◆ **Directions for this task**: Leave out the images and repeat the listing below without a single change.

◆ **Collected material**:
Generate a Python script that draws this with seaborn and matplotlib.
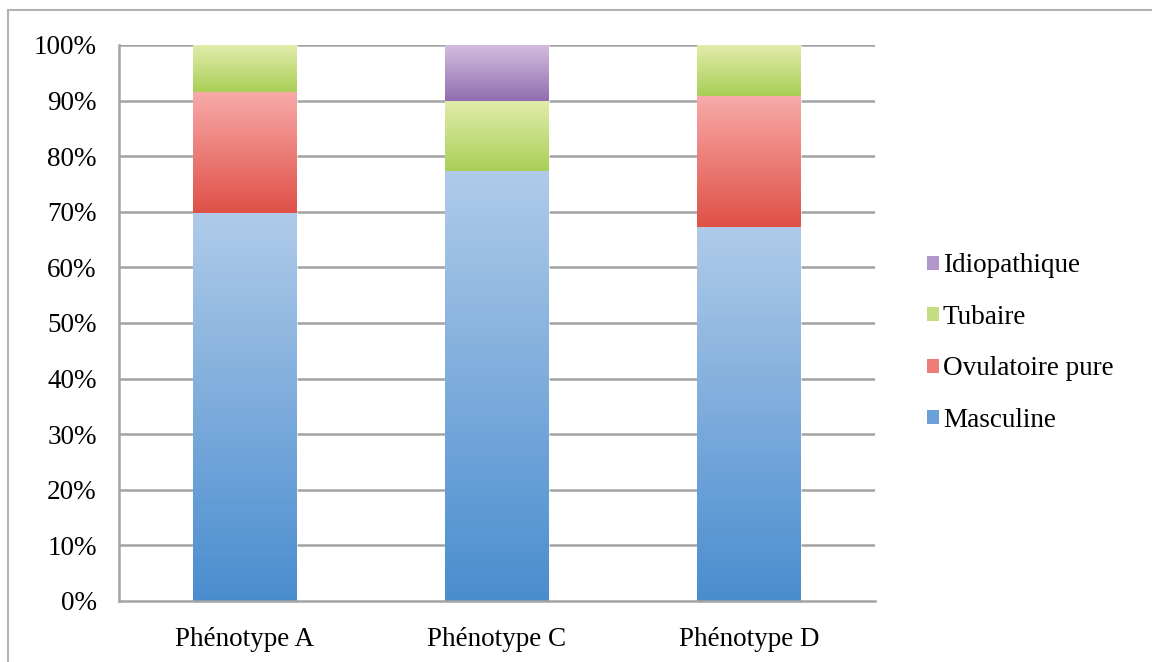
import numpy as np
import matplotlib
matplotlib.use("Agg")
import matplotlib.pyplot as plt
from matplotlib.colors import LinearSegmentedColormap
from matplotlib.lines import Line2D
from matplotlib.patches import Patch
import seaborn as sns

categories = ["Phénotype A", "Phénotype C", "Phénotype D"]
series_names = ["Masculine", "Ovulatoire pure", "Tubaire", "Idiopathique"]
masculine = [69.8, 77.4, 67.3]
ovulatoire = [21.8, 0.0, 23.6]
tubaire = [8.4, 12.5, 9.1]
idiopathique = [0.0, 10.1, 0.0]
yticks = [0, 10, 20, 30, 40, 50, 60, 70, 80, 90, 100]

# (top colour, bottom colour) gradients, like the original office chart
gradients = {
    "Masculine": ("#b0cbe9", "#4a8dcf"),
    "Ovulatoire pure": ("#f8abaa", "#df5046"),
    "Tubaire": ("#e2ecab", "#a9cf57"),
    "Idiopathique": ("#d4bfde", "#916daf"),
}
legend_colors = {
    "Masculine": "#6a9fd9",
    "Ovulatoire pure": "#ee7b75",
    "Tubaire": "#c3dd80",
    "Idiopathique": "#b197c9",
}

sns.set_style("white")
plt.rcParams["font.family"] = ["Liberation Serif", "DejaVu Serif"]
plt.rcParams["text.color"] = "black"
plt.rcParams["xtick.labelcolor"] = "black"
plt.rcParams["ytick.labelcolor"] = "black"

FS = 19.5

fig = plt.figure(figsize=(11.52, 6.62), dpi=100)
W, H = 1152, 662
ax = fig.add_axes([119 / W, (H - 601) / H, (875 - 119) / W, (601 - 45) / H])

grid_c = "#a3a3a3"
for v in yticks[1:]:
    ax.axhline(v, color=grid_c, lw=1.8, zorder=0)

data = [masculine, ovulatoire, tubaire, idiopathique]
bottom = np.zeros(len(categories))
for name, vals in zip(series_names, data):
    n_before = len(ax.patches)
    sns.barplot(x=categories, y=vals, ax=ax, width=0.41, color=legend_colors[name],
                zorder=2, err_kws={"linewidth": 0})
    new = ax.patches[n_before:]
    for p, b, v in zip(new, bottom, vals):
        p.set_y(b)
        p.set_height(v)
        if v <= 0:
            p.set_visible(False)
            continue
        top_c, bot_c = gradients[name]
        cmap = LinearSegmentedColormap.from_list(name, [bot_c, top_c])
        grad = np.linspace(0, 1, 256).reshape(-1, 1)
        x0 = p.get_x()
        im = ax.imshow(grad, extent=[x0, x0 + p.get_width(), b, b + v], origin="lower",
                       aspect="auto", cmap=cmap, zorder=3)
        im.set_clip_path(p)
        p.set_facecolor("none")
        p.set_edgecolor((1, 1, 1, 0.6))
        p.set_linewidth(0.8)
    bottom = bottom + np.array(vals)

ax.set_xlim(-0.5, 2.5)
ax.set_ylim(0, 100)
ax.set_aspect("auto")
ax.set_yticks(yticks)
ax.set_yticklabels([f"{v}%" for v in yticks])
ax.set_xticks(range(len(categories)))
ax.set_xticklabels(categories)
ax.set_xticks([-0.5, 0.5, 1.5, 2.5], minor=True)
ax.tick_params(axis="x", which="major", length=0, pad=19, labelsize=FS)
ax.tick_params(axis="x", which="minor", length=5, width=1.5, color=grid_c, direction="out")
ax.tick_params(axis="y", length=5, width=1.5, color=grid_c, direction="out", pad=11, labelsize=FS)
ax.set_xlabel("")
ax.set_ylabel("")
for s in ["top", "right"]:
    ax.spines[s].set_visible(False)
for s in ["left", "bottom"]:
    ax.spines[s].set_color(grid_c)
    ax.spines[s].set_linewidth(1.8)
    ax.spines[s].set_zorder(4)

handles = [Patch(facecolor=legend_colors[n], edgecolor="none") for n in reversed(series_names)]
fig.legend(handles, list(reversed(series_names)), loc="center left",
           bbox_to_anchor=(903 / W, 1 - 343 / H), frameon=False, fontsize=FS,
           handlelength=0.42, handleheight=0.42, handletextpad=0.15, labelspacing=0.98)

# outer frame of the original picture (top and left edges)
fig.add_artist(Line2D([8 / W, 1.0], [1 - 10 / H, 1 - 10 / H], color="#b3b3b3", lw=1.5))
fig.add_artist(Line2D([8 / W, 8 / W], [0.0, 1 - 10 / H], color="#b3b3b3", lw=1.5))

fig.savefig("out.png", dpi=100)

◆ **Exercise output**:
Generate a Python script that draws this with seaborn and matplotlib.
import numpy as np
import matplotlib
matplotlib.use("Agg")
import matplotlib.pyplot as plt
from matplotlib.colors import LinearSegmentedColormap
from matplotlib.lines import Line2D
from matplotlib.patches import Patch
import seaborn as sns

categories = ["Phénotype A", "Phénotype C", "Phénotype D"]
series_names = ["Masculine", "Ovulatoire pure", "Tubaire", "Idiopathique"]
masculine = [69.8, 77.4, 67.3]
ovulatoire = [21.8, 0.0, 23.6]
tubaire = [8.4, 12.5, 9.1]
idiopathique = [0.0, 10.1, 0.0]
yticks = [0, 10, 20, 30, 40, 50, 60, 70, 80, 90, 100]

# (top colour, bottom colour) gradients, like the original office chart
gradients = {
    "Masculine": ("#b0cbe9", "#4a8dcf"),
    "Ovulatoire pure": ("#f8abaa", "#df5046"),
    "Tubaire": ("#e2ecab", "#a9cf57"),
    "Idiopathique": ("#d4bfde", "#916daf"),
}
legend_colors = {
    "Masculine": "#6a9fd9",
    "Ovulatoire pure": "#ee7b75",
    "Tubaire": "#c3dd80",
    "Idiopathique": "#b197c9",
}

sns.set_style("white")
plt.rcParams["font.family"] = ["Liberation Serif", "DejaVu Serif"]
plt.rcParams["text.color"] = "black"
plt.rcParams["xtick.labelcolor"] = "black"
plt.rcParams["ytick.labelcolor"] = "black"

FS = 19.5

fig = plt.figure(figsize=(11.52, 6.62), dpi=100)
W, H = 1152, 662
ax = fig.add_axes([119 / W, (H - 601) / H, (875 - 119) / W, (601 - 45) / H])

grid_c = "#a3a3a3"
for v in yticks[1:]:
    ax.axhline(v, color=grid_c, lw=1.8, zorder=0)

data = [masculine, ovulatoire, tubaire, idiopathique]
bottom = np.zeros(len(categories))
for name, vals in zip(series_names, data):
    n_before = len(ax.patches)
    sns.barplot(x=categories, y=vals, ax=ax, width=0.41, color=legend_colors[name],
                zorder=2, err_kws={"linewidth": 0})
    new = ax.patches[n_before:]
    for p, b, v in zip(new, bottom, vals):
        p.set_y(b)
        p.set_height(v)
        if v <= 0:
            p.set_visible(False)
            continue
        top_c, bot_c = gradients[name]
        cmap = LinearSegmentedColormap.from_list(name, [bot_c, top_c])
        grad = np.linspace(0, 1, 256).reshape(-1, 1)
        x0 = p.get_x()
        im = ax.imshow(grad, extent=[x0, x0 + p.get_width(), b, b + v], origin="lower",
                       aspect="auto", cmap=cmap, zorder=3)
        im.set_clip_path(p)
        p.set_facecolor("none")
        p.set_edgecolor((1, 1, 1, 0.6))
        p.set_linewidth(0.8)
    bottom = bottom + np.array(vals)

ax.set_xlim(-0.5, 2.5)
ax.set_ylim(0, 100)
ax.set_aspect("auto")
ax.set_yticks(yticks)
ax.set_yticklabels([f"{v}%" for v in yticks])
ax.set_xticks(range(len(categories)))
ax.set_xticklabels(categories)
ax.set_xticks([-0.5, 0.5, 1.5, 2.5], minor=True)
ax.tick_params(axis="x", which="major", length=0, pad=19, labelsize=FS)
ax.tick_params(axis="x", which="minor", length=5, width=1.5, color=grid_c, direction="out")
ax.tick_params(axis="y", length=5, width=1.5, color=grid_c, direction="out", pad=11, labelsize=FS)
ax.set_xlabel("")
ax.set_ylabel("")
for s in ["top", "right"]:
    ax.spines[s].set_visible(False)
for s in ["left", "bottom"]:
    ax.spines[s].set_color(grid_c)
    ax.spines[s].set_linewidth(1.8)
    ax.spines[s].set_zorder(4)

handles = [Patch(facecolor=legend_colors[n], edgecolor="none") for n in reversed(series_names)]
fig.legend(handles, list(reversed(series_names)), loc="center left",
           bbox_to_anchor=(903 / W, 1 - 343 / H), frameon=False, fontsize=FS,
           handlelength=0.42, handleheight=0.42, handletextpad=0.15, labelspacing=0.98)

# outer frame of the original picture (top and left edges)
fig.add_artist(Line2D([8 / W, 1.0], [1 - 10 / H, 1 - 10 / H], color="#b3b3b3", lw=1.5))
fig.add_artist(Line2D([8 / W, 8 / W], [0.0, 1 - 10 / H], color="#b3b3b3", lw=1.5))

fig.savefig("out.png", dpi=100)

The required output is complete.